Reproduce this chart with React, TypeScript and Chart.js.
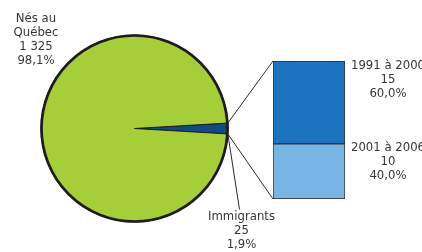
import React, { useEffect, useRef } from "react";
import { Chart, registerables } from "chart.js";

Chart.register(...registerables);

const pieLabels = ["Immigrants", "Nés au Québec"];
const pieValues = [25, 1325];
const pieTexts = [
  ["Immigrants", "25", "1,9%"],
  ["Nés au", "Québec", "1 325", "98,1%"],
];
const pieColors = ["#0f4c81", "#a6ce39"];

const barCategories = ["Immigrants"];
const barSeriesLabels = ["2001 à 2006", "1991 à 2000"];
const barValues = [40, 60];
const barCounts = ["10", "15"];
const barPercents = ["40,0%", "60,0%"];
const barColors = ["#78b4e4", "#1b74bd"];

const FONT = "DejaVu Sans";
const FS = 11.7;
const LH = 14.1;
const TEXT = "#363636";

function drawLines(ctx: CanvasRenderingContext2D, lines: string[], cx: number, y0: number) {
  ctx.save();
  ctx.font = `${FS}px "${FONT}"`;
  ctx.fillStyle = TEXT;
  ctx.textAlign = "center";
  ctx.textBaseline = "middle";
  lines.forEach((l, i) => ctx.fillText(l, cx, y0 + i * LH));
  ctx.restore();
}

export default function App() {
  const pieRef = useRef<HTMLCanvasElement>(null);
  const barRef = useRef<HTMLCanvasElement>(null);

  useEffect(() => {
    if (!pieRef.current || !barRef.current) return;
    const total = pieValues.reduce((a, b) => a + b, 0);
    const rotation = 90 - (pieValues[0] / total) * 180;

    const pieOutline = {
      id: "pieOutline",
      afterDatasetsDraw(chart: any) {
        const ctx = chart.ctx as CanvasRenderingContext2D;
        const arc = chart.getDatasetMeta(0).data[0] as any;
        ctx.save();
        ctx.strokeStyle = "#1e1c1c";
        ctx.lineWidth = 2.7;
        ctx.beginPath();
        ctx.arc(arc.x, arc.y, arc.outerRadius - 0.5, 0, Math.PI * 2);
        ctx.stroke();
        ctx.restore();
        drawLines(ctx, pieTexts[1], 36, 18.5);
        drawLines(ctx, pieTexts[0], arc.x + 107, arc.y + 88);
      },
    };

    const pie = new Chart(pieRef.current, {
      type: "pie",
      data: {
        labels: pieLabels,
        datasets: [
          {
            data: pieValues,
            backgroundColor: pieColors,
            borderColor: "#1e1c1c",
            borderWidth: 1,
          },
        ],
      },
      options: {
        animation: false,
        responsive: false,
        rotation,
        layout: { padding: { left: 40.5, right: 193.5, top: 34.5, bottom: 29.5 } },
        plugins: { legend: { display: false }, tooltip: { enabled: false } },
      },
      plugins: [pieOutline],
    });

    const connectors = {
      id: "connectors",
      afterDatasetsDraw(chart: any) {
        const ctx = chart.ctx as CanvasRenderingContext2D;
        const arc = pie.getDatasetMeta(0).data[0] as any;
        const bottom = chart.getDatasetMeta(0).data[0] as any;
        const top = chart.getDatasetMeta(1).data[0] as any;
        const r = arc.outerRadius;
        const p1 = { x: arc.x + r * Math.cos(arc.startAngle), y: arc.y + r * Math.sin(arc.startAngle) };
        const p2 = { x: arc.x + r * Math.cos(arc.endAngle), y: arc.y + r * Math.sin(arc.endAngle) };
        const left = top.x - top.width / 2;
        const right = top.x + top.width / 2;
        ctx.save();
        ctx.strokeStyle = "#2a2a2a";
        ctx.lineWidth = 1;
        ctx.beginPath();
        ctx.moveTo(p1.x, p1.y);
        ctx.lineTo(left, top.y);
        ctx.moveTo(p2.x, p2.y);
        ctx.lineTo(left, bottom.base);
        ctx.moveTo(p2.x, p2.y);
        ctx.lineTo(arc.x + 105, arc.y + 81);
        ctx.stroke();
        ctx.restore();
        const cx = right + 43;
        drawLines(ctx, [barSeriesLabels[1], barCounts[1], barPercents[1]], cx, top.y + 4.5);
        drawLines(ctx, [barSeriesLabels[0], barCounts[0], barPercents[0]], cx, bottom.y + 4);
      },
    };

    const bar = new Chart(barRef.current, {
      type: "bar",
      data: {
        labels: barCategories,
        datasets: barValues.map((v, i) => ({
          label: barSeriesLabels[i],
          data: [v],
          backgroundColor: barColors[i],
          borderColor: "#2e2e2e",
          borderWidth: 1,
          borderSkipped: false,
          barPercentage: 1,
          categoryPercentage: 1,
        })),
      },
      options: {
        animation: false,
        responsive: false,
        layout: { padding: { left: 273, right: 77, top: 61, bottom: 53 } },
        scales: {
          x: { stacked: true, display: false },
          y: { stacked: true, display: false, min: 0, max: 100 },
        },
        plugins: { legend: { display: false }, tooltip: { enabled: false } },
      },
      plugins: [connectors],
    });

    return () => {
      bar.destroy();
      pie.destroy();
    };
  }, []);

  const cs: React.CSSProperties = { position: "absolute", left: 0, top: 0, width: 422, height: 252 };
  return (
    <div style={{ position: "fixed", left: 0, top: 0, width: 422, height: 252, background: "#fff", overflow: "hidden" }}>
      <canvas ref={pieRef} width={422} height={252} style={cs} />
      <canvas ref={barRef} width={422} height={252} style={{ ...cs, pointerEvents: "none" }} />
    </div>
  );
}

* * * * * * * * *

# [Problem requirements]
Copy the whole of the material above exactly, but not its images.

# [Finished exercise]
Reproduce this chart with React, TypeScript and Chart.js.
import React, { useEffect, useRef } from "react";
import { Chart, registerables } from "chart.js";

Chart.register(...registerables);

const pieLabels = ["Immigrants", "Nés au Québec"];
const pieValues = [25, 1325];
const pieTexts = [
  ["Immigrants", "25", "1,9%"],
  ["Nés au", "Québec", "1 325", "98,1%"],
];
const pieColors = ["#0f4c81", "#a6ce39"];

const barCategories = ["Immigrants"];
const barSeriesLabels = ["2001 à 2006", "1991 à 2000"];
const barValues = [40, 60];
const barCounts = ["10", "15"];
const barPercents = ["40,0%", "60,0%"];
const barColors = ["#78b4e4", "#1b74bd"];

const FONT = "DejaVu Sans";
const FS = 11.7;
const LH = 14.1;
const TEXT = "#363636";

function drawLines(ctx: CanvasRenderingContext2D, lines: string[], cx: number, y0: number) {
  ctx.save();
  ctx.font = `${FS}px "${FONT}"`;
  ctx.fillStyle = TEXT;
  ctx.textAlign = "center";
  ctx.textBaseline = "middle";
  lines.forEach((l, i) => ctx.fillText(l, cx, y0 + i * LH));
  ctx.restore();
}

export default function App() {
  const pieRef = useRef<HTMLCanvasElement>(null);
  const barRef = useRef<HTMLCanvasElement>(null);

  useEffect(() => {
    if (!pieRef.current || !barRef.current) return;
    const total = pieValues.reduce((a, b) => a + b, 0);
    const rotation = 90 - (pieValues[0] / total) * 180;

    const pieOutline = {
      id: "pieOutline",
      afterDatasetsDraw(chart: any) {
        const ctx = chart.ctx as CanvasRenderingContext2D;
        const arc = chart.getDatasetMeta(0).data[0] as any;
        ctx.save();
        ctx.strokeStyle = "#1e1c1c";
        ctx.lineWidth = 2.7;
        ctx.beginPath();
        ctx.arc(arc.x, arc.y, arc.outerRadius - 0.5, 0, Math.PI * 2);
        ctx.stroke();
        ctx.restore();
        drawLines(ctx, pieTexts[1], 36, 18.5);
        drawLines(ctx, pieTexts[0], arc.x + 107, arc.y + 88);
      },
    };

    const pie = new Chart(pieRef.current, {
      type: "pie",
      data: {
        labels: pieLabels,
        datasets: [
          {
            data: pieValues,
            backgroundColor: pieColors,
            borderColor: "#1e1c1c",
            borderWidth: 1,
          },
        ],
      },
      options: {
        animation: false,
        responsive: false,
        rotation,
        layout: { padding: { left: 40.5, right: 193.5, top: 34.5, bottom: 29.5 } },
        plugins: { legend: { display: false }, tooltip: { enabled: false } },
      },
      plugins: [pieOutline],
    });

    const connectors = {
      id: "connectors",
      afterDatasetsDraw(chart: any) {
        const ctx = chart.ctx as CanvasRenderingContext2D;
        const arc = pie.getDatasetMeta(0).data[0] as any;
        const bottom = chart.getDatasetMeta(0).data[0] as any;
        const top = chart.getDatasetMeta(1).data[0] as any;
        const r = arc.outerRadius;
        const p1 = { x: arc.x + r * Math.cos(arc.startAngle), y: arc.y + r * Math.sin(arc.startAngle) };
        const p2 = { x: arc.x + r * Math.cos(arc.endAngle), y: arc.y + r * Math.sin(arc.endAngle) };
        const left = top.x - top.width / 2;
        const right = top.x + top.width / 2;
        ctx.save();
        ctx.strokeStyle = "#2a2a2a";
        ctx.lineWidth = 1;
        ctx.beginPath();
        ctx.moveTo(p1.x, p1.y);
        ctx.lineTo(left, top.y);
        ctx.moveTo(p2.x, p2.y);
        ctx.lineTo(left, bottom.base);
        ctx.moveTo(p2.x, p2.y);
        ctx.lineTo(arc.x + 105, arc.y + 81);
        ctx.stroke();
        ctx.restore();
        const cx = right + 43;
        drawLines(ctx, [barSeriesLabels[1], barCounts[1], barPercents[1]], cx, top.y + 4.5);
        drawLines(ctx, [barSeriesLabels[0], barCounts[0], barPercents[0]], cx, bottom.y + 4);
      },
    };

    const bar = new Chart(barRef.current, {
      type: "bar",
      data: {
        labels: barCategories,
        datasets: barValues.map((v, i) => ({
          label: barSeriesLabels[i],
          data: [v],
          backgroundColor: barColors[i],
          borderColor: "#2e2e2e",
          borderWidth: 1,
          borderSkipped: false,
          barPercentage: 1,
          categoryPercentage: 1,
        })),
      },
      options: {
        animation: false,
        responsive: false,
        layout: { padding: { left: 273, right: 77, top: 61, bottom: 53 } },
        scales: {
          x: { stacked: true, display: false },
          y: { stacked: true, display: false, min: 0, max: 100 },
        },
        plugins: { legend: { display: false }, tooltip: { enabled: false } },
      },
      plugins: [connectors],
    });

    return () => {
      bar.destroy();
      pie.destroy();
    };
  }, []);

  const cs: React.CSSProperties = { position: "absolute", left: 0, top: 0, width: 422, height: 252 };
  return (
    <div style={{ position: "fixed", left: 0, top: 0, width: 422, height: 252, background: "#fff", overflow: "hidden" }}>
      <canvas ref={pieRef} width={422} height={252} style={cs} />
      <canvas ref={barRef} width={422} height={252} style={{ ...cs, pointerEvents: "none" }} />
    </div>
  );
}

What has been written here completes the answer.